If the agreement collapses now without an alternative agreement and without an international coalition subscribing to an agreed-upon policy, then Iran gets a free hand to continue and develop its own nuclear ambitions more forcefully and without international inspection.”
Rather than it collapsing, the Saudis want the agreement “to have more teeth, a tougher inspection regime and to expand it to include Iran’s missile program,” he said.
While the Saudis are pleased with Trump’s speech as an endorsement of their stress on Iran as the main source of trouble in the region, they must be wondering what comes next, noted Bruce Maddy-Weitzman, a specialist on Arab politics at Tel Aviv University’s Dayan Center for Middle Eastern and African Studies.
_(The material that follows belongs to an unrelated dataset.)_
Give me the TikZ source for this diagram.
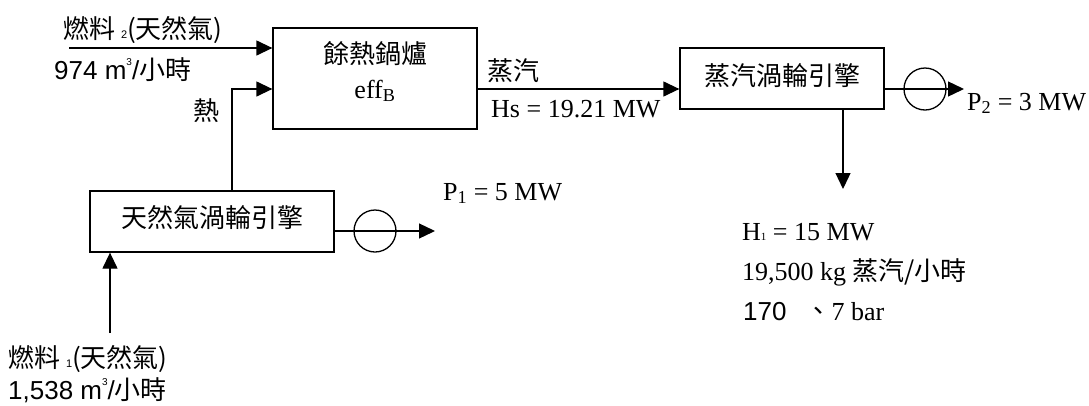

“On the gut level, they’ll say ‘Yes, this is a good thing, we’re happy he’s not Obama.’ But when they think it through they’ll say, ‘What does this mean? Where is it going to lead to?’ And if it leads to a more aggressive Iranian posture, that’s not something they’d like to see.
“Trump is dumping this to Congress. Meanwhile, the international community is not supportive. It’s not like Trump can lead a coalition,” Maddy-Weitzman added.
“No one knows what American policy will be in the next stage. Given his relations with Congress, you can’t assume he can dictate to Congress a new round of sanctions. Trump’s unpredictability has to leave every leader asking questions, shaking their heads and trying to figure out what’s next.”